Battery Life and Wired Operation
ANC headphone battery specifications range from approximately 20 hours in mid-range models to 30–40 hours in premium designs. These figures are typically measured at moderate volume with ANC enabled. Actual duration varies with volume level and, to a lesser extent, with the intensity of the noise environment being cancelled.
Most current ANC models support wired operation via a 3.5 mm cable when the battery is depleted. In wired mode, passive isolation remains but the ANC circuit is inactive — the headphone becomes a standard passive monitor. This is a practical backup for extended sessions but worth verifying before purchase, as some USB-C only models do not include a 3.5 mm bypass option.
Price Tier Differences
Below approximately 100 EUR, ANC headphones typically use single feedforward microphone configurations (exterior microphone only, no feedback from inside the cup). The resulting cancellation depth is lower — often 15–20 dB on low-frequency continuous noise — and the ANC profile is more narrowly tuned to specific frequency ranges.

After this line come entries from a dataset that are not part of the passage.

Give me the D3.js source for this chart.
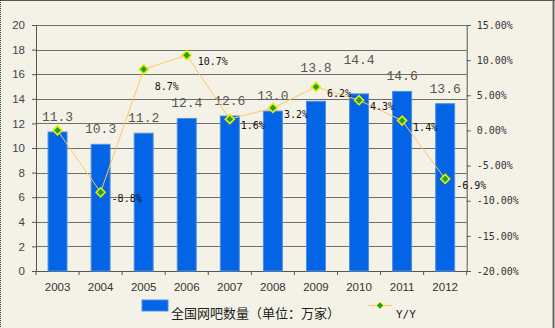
<!DOCTYPE html>
<html>
<head>
<meta charset="utf-8">
<script src="https://cdn.jsdelivr.net/npm/d3@7"></script>
<style>
  html, body { margin: 0; padding: 0; background: #f4f2e7; }
  svg { display: block; }
</style>
</head>
<body>
<svg id="chart" width="555" height="328"></svg>
<script>
// Internet cafés nationwide (10k units) and year-on-year growth
const years = ["2003", "2004", "2005", "2006", "2007", "2008", "2009", "2010", "2011", "2012"];
const cafeCounts = [11.3, 10.3, 11.2, 12.4, 12.6, 13.0, 13.8, 14.4, 14.6, 13.6];
const yoyGrowth = [0, -8.8, 8.7, 10.7, 1.6, 3.2, 6.2, 4.3, 1.4, -6.9];
const leftTicks = [0, 2, 4, 6, 8, 10, 12, 14, 16, 18, 20];
const rightTicks = [-20, -15, -10, -5, 0, 5, 10, 15];
const barSeriesName = "全国网吧数量（单位：万家）";
const lineSeriesName = "Y/Y";

// label nudges (px) so labels avoid the line
const barLabelLift = [0, 0, 0, 0, 0, 0, 18, 19, 0, 0];
const yoyLabelDrop = [0, 0, 11, 0, 0, 0, 0, 0, 0, 0];

const svg = d3.select("#chart");
const W = 555, H = 328;
const plot = { left: 36, right: 466.7, top: 25, bottom: 271 };

// frame
svg.append("rect").attr("x", 0).attr("y", 0).attr("width", W).attr("height", H).attr("fill", "#f4f2e7");
svg.append("line").attr("x1", 0).attr("x2", W).attr("y1", 0.5).attr("y2", 0.5).attr("stroke", "#555");
svg.append("line").attr("x1", 553.5).attr("x2", 553.5).attr("y1", 0).attr("y2", H).attr("stroke", "#666").attr("stroke-width", 2);
svg.append("line").attr("x1", 0.5).attr("x2", 0.5).attr("y1", 0).attr("y2", H)
  .attr("stroke", "#333").attr("stroke-dasharray", "1,1");

const x = d3.scaleBand().domain(years).range([plot.left, plot.right])
  .paddingInner(0.56).paddingOuter(0.28);
const yL = d3.scaleLinear().domain([0, 20]).range([plot.bottom, plot.top]);
const yR = d3.scaleLinear().domain([-20, 15]).range([plot.bottom, plot.top]);
const cx = d => x(d) + x.bandwidth() / 2;

// gridlines
svg.append("g").selectAll("line").data(leftTicks.filter(t => t > 0)).join("line")
  .attr("x1", plot.left).attr("x2", plot.right)
  .attr("y1", d => Math.round(yL(d)) + 0.5).attr("y2", d => Math.round(yL(d)) + 0.5)
  .attr("stroke", "#6e6e6a").attr("stroke-width", 1);

// left axis
const axL = svg.append("g").attr("transform", `translate(${plot.left},0)`)
  .call(d3.axisLeft(yL).tickValues(leftTicks).tickSize(4).tickPadding(7).tickFormat(d3.format("d")));
axL.select(".domain").attr("stroke", "#555");
axL.selectAll(".tick line").attr("stroke", "#555");
axL.selectAll("text").attr("fill", "#444").attr("font-family", "Liberation Sans, Arial, sans-serif").attr("font-size", 11.5);

// right axis
const axR = svg.append("g").attr("transform", `translate(${plot.right},0)`)
  .call(d3.axisRight(yR).tickValues(rightTicks).tickSize(4).tickPadding(6).tickFormat(d => d.toFixed(2) + "%"));
axR.select(".domain").attr("stroke", "#555");
axR.selectAll(".tick line").attr("stroke", "#555");
axR.selectAll("text").attr("fill", "#333").attr("font-family", "DejaVu Sans Mono, monospace").attr("font-size", 10);

// bottom axis with ticks between categories
const axB = svg.append("g").attr("transform", `translate(0,${plot.bottom})`)
  .call(d3.axisBottom(x).tickSize(0).tickPadding(12));
axB.select(".domain").attr("stroke", "#555");
axB.selectAll("text").attr("fill", "#333").attr("font-family", "Liberation Sans, Arial, sans-serif").attr("font-size", 11.5);
const step = x.step();
svg.append("g").selectAll("line").data(d3.range(years.length + 1)).join("line")
  .attr("x1", i => plot.left + i * step).attr("x2", i => plot.left + i * step)
  .attr("y1", plot.bottom).attr("y2", plot.bottom + 4).attr("stroke", "#555");

// bars
svg.append("g").selectAll("rect").data(years).join("rect")
  .attr("x", d => x(d)).attr("width", x.bandwidth())
  .attr("y", (d, i) => yL(cafeCounts[i])).attr("height", (d, i) => plot.bottom - yL(cafeCounts[i]))
  .attr("fill", "#0464e6").attr("stroke", "#4b8fe2").attr("stroke-width", 1);

// bar value labels
svg.append("g").selectAll("text").data(years).join("text")
  .attr("x", d => cx(d))
  .attr("y", (d, i) => yL(cafeCounts[i]) - 11 - barLabelLift[i])
  .attr("text-anchor", "middle")
  .attr("font-family", "Liberation Mono, monospace").attr("font-size", 13)
  .attr("fill", "#555")
  .text((d, i) => cafeCounts[i].toFixed(1));

// growth line
const line = d3.line().x((d, i) => cx(years[i])).y(d => yR(d));
svg.append("path").datum(yoyGrowth).attr("d", line)
  .attr("fill", "none").attr("stroke", "#ffc666").attr("stroke-width", 1);

const diamond = r => `M0,${-r}L${r},0L0,${r}L${-r},0Z`;
svg.append("g").selectAll("path").data(yoyGrowth).join("path")
  .attr("transform", (d, i) => `translate(${cx(years[i])},${yR(d)})`)
  .attr("d", diamond(4.5))
  .attr("fill", "#12a83c").attr("stroke", "#f2e600").attr("stroke-width", 1.6);

// growth labels (first year has no prior value)
svg.append("g").selectAll("text").data(yoyGrowth.map((v, i) => ({ v, i })).filter(o => o.i > 0)).join("text")
  .attr("x", o => cx(years[o.i]) + 11)
  .attr("y", o => yR(o.v) + 10 + yoyLabelDrop[o.i])
  .attr("font-family", "DejaVu Sans Mono, monospace").attr("font-size", 10)
  .attr("fill", "#111")
  .text(o => o.v.toFixed(1) + "%");

// legend
const lg = svg.append("g");
lg.append("rect").attr("x", 142).attr("y", 300).attr("width", 26).attr("height", 11)
  .attr("fill", "#0464e6").attr("stroke", "#4b8fe2");
lg.append("text").attr("x", 171).attr("y", 317.5)
  .attr("font-family", "Noto Sans CJK SC, sans-serif").attr("font-size", 13).attr("fill", "#222")
  .text(barSeriesName);
lg.append("line").attr("x1", 368).attr("x2", 392).attr("y1", 305.5).attr("y2", 305.5)
  .attr("stroke", "#ffc666").attr("stroke-width", 1);
lg.append("path").attr("transform", "translate(380,305.5)").attr("d", diamond(3.5))
  .attr("fill", "#12a83c").attr("stroke", "#f2e600").attr("stroke-width", 1);
lg.append("text").attr("x", 396).attr("y", 317.5)
  .attr("font-family", "DejaVu Sans Mono, monospace").attr("font-size", 11).attr("fill", "#222")
  .text(lineSeriesName);
</script>
</body>
</html>
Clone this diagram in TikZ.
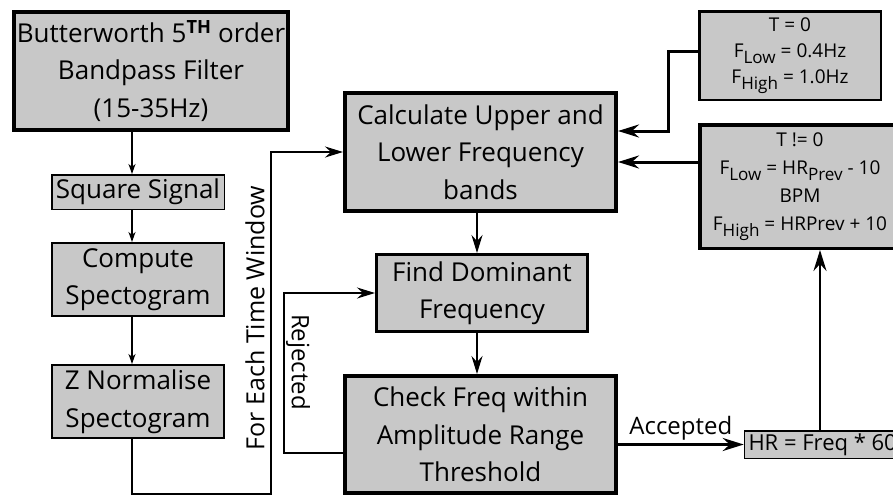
\documentclass[tikz,border=0pt]{standalone}
\usepackage{fontspec}
\usepackage{graphicx}
\setmainfont{Open Sans}
\usetikzlibrary{arrows.meta,calc}
\definecolor{boxgray}{RGB}{200,200,200}
\newcommand{\sbs}[1]{\raisebox{-0.3em}{\scalebox{0.9}{#1}}}
\tikzset{
  box/.style={draw=black, fill=boxgray, align=center, inner sep=0pt,
    font=\fontsize{26}{37.5}\selectfont},
  smallbox/.style={box, font=\fontsize{19}{26}\selectfont},
  lbl/.style={font=\fontsize{24}{28}\selectfont, inner sep=2pt},
  arr/.style={-{Stealth[length=21pt,width=13pt,inset=7pt]}, line width=2.5pt},
  thinarr/.style={-{Stealth[length=18pt,width=11pt,inset=6pt]}, line width=2pt},
  smallarr/.style={-{Stealth[length=10pt,width=7pt,inset=3pt]}, line width=1.6pt},
  plainline/.style={line width=2pt}
}
\begin{document}
\begin{tikzpicture}[x=1pt,y=-1pt]
\useasboundingbox (0,0) rectangle (893,498);
\clip (0,0) rectangle (893,498);

% boxes
\node[box, line width=4pt, minimum width=274pt, minimum height=118pt] (bw) at (151,71)
  {Butterworth 5\textsuperscript{\textbf{TH}} order\\Bandpass Filter\\(15-35Hz)};
\node[box, line width=1.5pt, minimum width=172.5pt, minimum height=34.5pt] (sq) at (138,192) {Square Signal};
\node[box, line width=2pt, minimum width=172pt, minimum height=73pt] (cs) at (138,279.5) {Compute\\Spectogram};
\node[box, line width=2pt, minimum width=172pt, minimum height=73pt] (zn) at (138,401.5) {Z Normalise\\Spectogram};
\node[box, line width=4pt, minimum width=271pt, minimum height=118pt] (calc) at (480.5,152)
  {Calculate Upper and\\Lower Frequency\\bands};
\node[box, line width=3pt, minimum width=211pt, minimum height=77pt] (find) at (482,293)
  {Find Dominant\\Frequency};
\node[box, line width=4pt, minimum width=271pt, minimum height=117pt] (check) at (480.5,434.5)
  {Check Freq within\\Amplitude Range\\Threshold};
\node[smallbox, line width=2.5pt, minimum width=181.5pt, minimum height=88.5pt] (t0) at (790,55.5)
  {T = 0\\F\sbs{Low} = 0.4Hz\\F\sbs{High} = 1.0Hz};
\node[smallbox, font=\fontsize{19}{28}\selectfont, line width=3.5pt, minimum width=200pt, minimum height=123.5pt] (tn) at (800,186.5)
  {T != 0\\F\sbs{Low} = HR\sbs{Prev} - 10\\BPM\\F\sbs{High} = HRPrev + 10};
\node[box, font=\fontsize{22}{26}\selectfont, line width=1.5pt, minimum height=27.5pt, anchor=west, inner xsep=4pt] (hr) at (743.75,444.5)
  {HR = Freq * 60};

% helper coordinates
\coordinate (col) at (132,0);
\coordinate (cx) at (477,0);
\coordinate (hx) at (820,0);
\coordinate (fe) at (271,494);
\coordinate (rj) at (284,453);
\coordinate (ta) at (668,51);
\coordinate (tk) at (668,131);
\coordinate (tb) at (0,162);

% left column
\draw[smallarr] (bw.south -| col) -- (sq.north -| col);
\draw[smallarr] (sq.south -| col) -- (cs.north -| col);
\draw[smallarr] (cs.south -| col) -- (zn.north -| col);
\draw[thinarr] (zn.south -| col) |- (fe) |- (calc.west);
\node[lbl, font=\fontsize{25}{28}\selectfont, rotate=90] (few) at (255,318) {For Each Time Window};

% middle column
\draw[thinarr] (calc.south -| cx) -- (find.north -| cx);
\draw[thinarr] (find.south -| cx) -- (check.north -| cx);
\draw[thinarr] (check.west |- rj) -- (rj) |- (find.west);
\node[lbl, rotate=-90] (rjl) at (298,362) {Rejected};

% accepted
\draw[arr, line width=3pt] (check.east |- hr.west) -- (hr.west)
  node[lbl, midway, above, yshift=1pt] (acc) {Accepted};
\draw[arr] (hr.north -| hx) -- (tn.south -| hx);

% right boxes to calc
\draw[arr, line width=3pt] (t0.west |- ta) -- (ta) -- (tk) -- (calc.east |- tk);
\draw[arr, line width=3pt] (tn.west |- tb) -- (calc.east |- tb);
\end{tikzpicture}
\end{document}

In the 200–400 EUR range, hybrid ANC configurations (both feedforward and feedback microphones) enable broader and deeper cancellation, typically 30–40 dB at targeted frequencies. Latency management improves, reducing the audible artefacts that hybrid ANC can introduce. Ear cup build quality and ear pad materials also shift noticeably in this range, affecting long-session comfort.

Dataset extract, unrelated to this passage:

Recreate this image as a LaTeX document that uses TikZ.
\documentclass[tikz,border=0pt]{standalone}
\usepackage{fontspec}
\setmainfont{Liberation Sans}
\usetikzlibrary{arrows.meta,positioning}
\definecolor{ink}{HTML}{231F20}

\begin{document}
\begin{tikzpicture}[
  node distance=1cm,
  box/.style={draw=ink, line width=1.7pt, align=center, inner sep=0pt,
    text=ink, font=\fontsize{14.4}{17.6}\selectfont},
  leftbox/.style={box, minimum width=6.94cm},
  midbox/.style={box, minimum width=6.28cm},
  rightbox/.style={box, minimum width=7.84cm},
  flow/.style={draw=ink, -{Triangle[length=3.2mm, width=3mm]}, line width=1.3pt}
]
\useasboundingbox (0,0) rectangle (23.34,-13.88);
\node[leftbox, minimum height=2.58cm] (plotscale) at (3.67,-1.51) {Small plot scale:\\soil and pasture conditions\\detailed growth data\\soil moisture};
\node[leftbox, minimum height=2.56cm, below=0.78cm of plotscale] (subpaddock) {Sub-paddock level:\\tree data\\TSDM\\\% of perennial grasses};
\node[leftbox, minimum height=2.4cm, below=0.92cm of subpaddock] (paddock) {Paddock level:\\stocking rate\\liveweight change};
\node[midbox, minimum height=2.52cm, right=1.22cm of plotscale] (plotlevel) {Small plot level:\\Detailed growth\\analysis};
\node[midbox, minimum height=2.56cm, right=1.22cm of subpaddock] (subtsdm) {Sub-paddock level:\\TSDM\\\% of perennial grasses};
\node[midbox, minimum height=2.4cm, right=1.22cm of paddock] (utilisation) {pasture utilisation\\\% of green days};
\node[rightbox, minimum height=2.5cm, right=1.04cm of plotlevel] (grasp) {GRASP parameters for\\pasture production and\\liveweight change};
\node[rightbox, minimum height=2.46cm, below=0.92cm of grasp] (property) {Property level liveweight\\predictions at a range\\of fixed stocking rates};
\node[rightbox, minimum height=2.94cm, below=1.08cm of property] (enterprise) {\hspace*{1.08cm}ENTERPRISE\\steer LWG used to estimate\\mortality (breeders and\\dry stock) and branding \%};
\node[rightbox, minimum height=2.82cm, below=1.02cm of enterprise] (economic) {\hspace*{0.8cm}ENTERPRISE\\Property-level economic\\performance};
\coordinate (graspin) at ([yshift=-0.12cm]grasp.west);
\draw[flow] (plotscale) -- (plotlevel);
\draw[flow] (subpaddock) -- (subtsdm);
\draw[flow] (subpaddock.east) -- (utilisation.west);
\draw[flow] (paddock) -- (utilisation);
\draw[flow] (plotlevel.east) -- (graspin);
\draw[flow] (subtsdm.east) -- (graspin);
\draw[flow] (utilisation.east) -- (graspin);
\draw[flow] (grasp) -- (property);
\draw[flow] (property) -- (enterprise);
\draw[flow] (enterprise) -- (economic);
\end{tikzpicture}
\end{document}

Above 400 EUR, differentiation moves primarily toward transparency modes (passthrough), call microphone quality, and software equalisation features rather than fundamental ANC capability. The cancellation performance plateau for current technology is approximately 40–45 dB on targeted frequencies, which most premium models reach.
Practical Considerations for Home Use
A shared home environment typically presents a mixture of noise types: lower-frequency HVAC and street traffic (where ANC is most effective), and mid-frequency household sounds such as conversation, kitchen activity, and children — where passive isolation and the physical seal of the cup carry most of the load. Selecting a model with a verified tight seal and dense ear pad material addresses the frequency range that ANC cannot.
Fit consistency is a separate variable. Headphones that shift position during extended use — due to glasses temples breaking the seal, or head movement during video calls — create inconsistent isolation. Models with adjustable clamping force or articulating ear cups that self-align to the head shape tend to maintain seal quality more reliably across sessions.